What to produce: Retype all of the listing exactly, passing over any picture you find.

^^^^

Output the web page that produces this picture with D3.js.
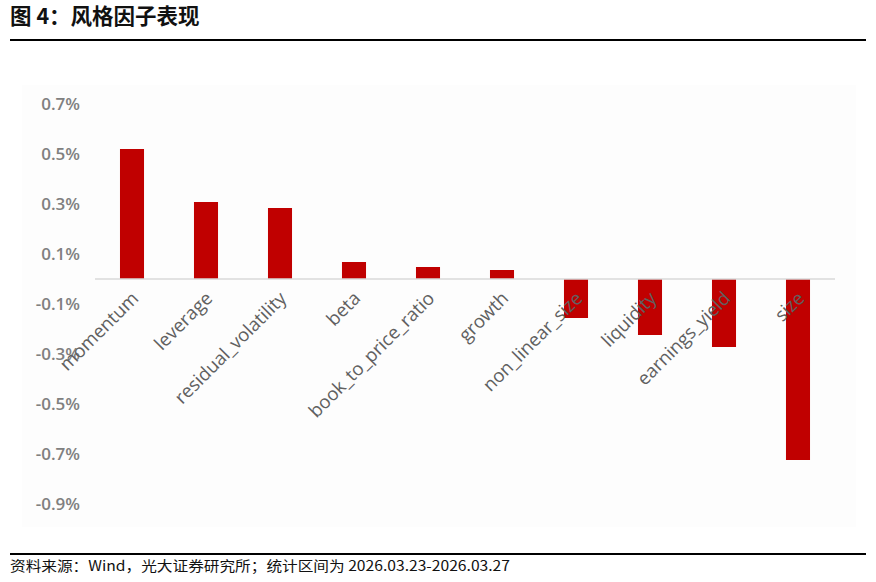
<!DOCTYPE html>
<html><head><meta charset="utf-8">
<script src="https://cdn.jsdelivr.net/npm/d3@7"></script>
<style>body{margin:0;background:#fff}svg{display:block}</style>
</head><body><svg id="c" width="876" height="582"></svg>
<script>
const categories = ["momentum","leverage","residual_volatility","beta","book_to_price_ratio","growth","non_linear_size","liquidity","earnings_yield","size"];
const values = [0.52,0.308,0.284,0.068,0.048,0.036,-0.156,-0.224,-0.272,-0.724];
const tickValues = [0.7,0.5,0.3,0.1,-0.1,-0.3,-0.5,-0.7,-0.9];
const title = "图 4：风格因子表现";
const source = "资料来源：Wind，光大证券研究所；统计区间为 2026.03.23-2026.03.27";

const svg = d3.select("#c");
const cjk = "'Noto Sans CJK SC','Noto Sans',sans-serif";
svg.append("text").attr("x",10).attr("y",24).attr("font-family",cjk).attr("font-weight",700)
  .attr("font-size",21.5).attr("fill","#111").text(title);
svg.append("line").attr("x1",10).attr("x2",866).attr("y1",40).attr("y2",40).attr("stroke","#000").attr("stroke-width",2);

svg.append("rect").attr("x",22).attr("y",85).attr("width",834).attr("height",442).attr("fill","#fdfdfd");

const y = d3.scaleLinear().domain([-0.9,0.7]).range([504,104]);
const x = d3.scaleBand().domain(categories).range([95,835]).paddingInner(0.675).paddingOuter(0.3375);

const yAxis = svg.append("g").attr("transform","translate(86,0)")
  .call(d3.axisLeft(y).tickValues(tickValues).tickSize(0).tickPadding(6).tickFormat(d=>d3.format(".1f")(d).replace("−","-")+"%"));
yAxis.select(".domain").remove();
yAxis.selectAll("text").attr("font-family","'Open Sans','Noto Sans',sans-serif").attr("font-size",17)
  .attr("font-weight",600).attr("fill","#808080");

svg.append("g").selectAll("rect").data(categories).join("rect")
  .attr("x",d=>x(d)).attr("width",x.bandwidth())
  .attr("y",(d,i)=>y(Math.max(0,values[i])))
  .attr("height",(d,i)=>Math.abs(y(values[i])-y(0)))
  .attr("fill","#c00000");

svg.append("line").attr("x1",95).attr("x2",835).attr("y1",y(0)).attr("y2",y(0)).attr("stroke","#d9d9d9").attr("stroke-width",1.5);

svg.append("g").selectAll("text").data(categories).join("text")
  .attr("transform",d=>`translate(${x(d)+x.bandwidth()/2+3},${y(0)+16}) rotate(-45)`)
  .attr("text-anchor","end").attr("dy","0.35em")
  .attr("font-family","'Open Sans','Noto Sans',sans-serif").attr("font-size",18.5)
  .attr("font-weight",500).attr("fill","#606060")
  .text(d=>d);

svg.append("line").attr("x1",10).attr("x2",866).attr("y1",554).attr("y2",554).attr("stroke","#000").attr("stroke-width",2);
svg.append("text").attr("x",10).attr("y",571).attr("font-family",cjk).attr("font-size",14)
  .attr("fill","#111").attr("textLength",500).attr("lengthAdjust","spacingAndGlyphs").text(source);
</script></body></html>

^^^^

Response to the task:
Output the web page that produces this picture with D3.js.
<!DOCTYPE html>
<html><head><meta charset="utf-8">
<script src="https://cdn.jsdelivr.net/npm/d3@7"></script>
<style>body{margin:0;background:#fff}svg{display:block}</style>
</head><body><svg id="c" width="876" height="582"></svg>
<script>
const categories = ["momentum","leverage","residual_volatility","beta","book_to_price_ratio","growth","non_linear_size","liquidity","earnings_yield","size"];
const values = [0.52,0.308,0.284,0.068,0.048,0.036,-0.156,-0.224,-0.272,-0.724];
const tickValues = [0.7,0.5,0.3,0.1,-0.1,-0.3,-0.5,-0.7,-0.9];
const title = "图 4：风格因子表现";
const source = "资料来源：Wind，光大证券研究所；统计区间为 2026.03.23-2026.03.27";

const svg = d3.select("#c");
const cjk = "'Noto Sans CJK SC','Noto Sans',sans-serif";
svg.append("text").attr("x",10).attr("y",24).attr("font-family",cjk).attr("font-weight",700)
  .attr("font-size",21.5).attr("fill","#111").text(title);
svg.append("line").attr("x1",10).attr("x2",866).attr("y1",40).attr("y2",40).attr("stroke","#000").attr("stroke-width",2);

svg.append("rect").attr("x",22).attr("y",85).attr("width",834).attr("height",442).attr("fill","#fdfdfd");

const y = d3.scaleLinear().domain([-0.9,0.7]).range([504,104]);
const x = d3.scaleBand().domain(categories).range([95,835]).paddingInner(0.675).paddingOuter(0.3375);

const yAxis = svg.append("g").attr("transform","translate(86,0)")
  .call(d3.axisLeft(y).tickValues(tickValues).tickSize(0).tickPadding(6).tickFormat(d=>d3.format(".1f")(d).replace("−","-")+"%"));
yAxis.select(".domain").remove();
yAxis.selectAll("text").attr("font-family","'Open Sans','Noto Sans',sans-serif").attr("font-size",17)
  .attr("font-weight",600).attr("fill","#808080");

svg.append("g").selectAll("rect").data(categories).join("rect")
  .attr("x",d=>x(d)).attr("width",x.bandwidth())
  .attr("y",(d,i)=>y(Math.max(0,values[i])))
  .attr("height",(d,i)=>Math.abs(y(values[i])-y(0)))
  .attr("fill","#c00000");

svg.append("line").attr("x1",95).attr("x2",835).attr("y1",y(0)).attr("y2",y(0)).attr("stroke","#d9d9d9").attr("stroke-width",1.5);

svg.append("g").selectAll("text").data(categories).join("text")
  .attr("transform",d=>`translate(${x(d)+x.bandwidth()/2+3},${y(0)+16}) rotate(-45)`)
  .attr("text-anchor","end").attr("dy","0.35em")
  .attr("font-family","'Open Sans','Noto Sans',sans-serif").attr("font-size",18.5)
  .attr("font-weight",500).attr("fill","#606060")
  .text(d=>d);

svg.append("line").attr("x1",10).attr("x2",866).attr("y1",554).attr("y2",554).attr("stroke","#000").attr("stroke-width",2);
svg.append("text").attr("x",10).attr("y",571).attr("font-family",cjk).attr("font-size",14)
  .attr("fill","#111").attr("textLength",500).attr("lengthAdjust","spacingAndGlyphs").text(source);
</script></body></html>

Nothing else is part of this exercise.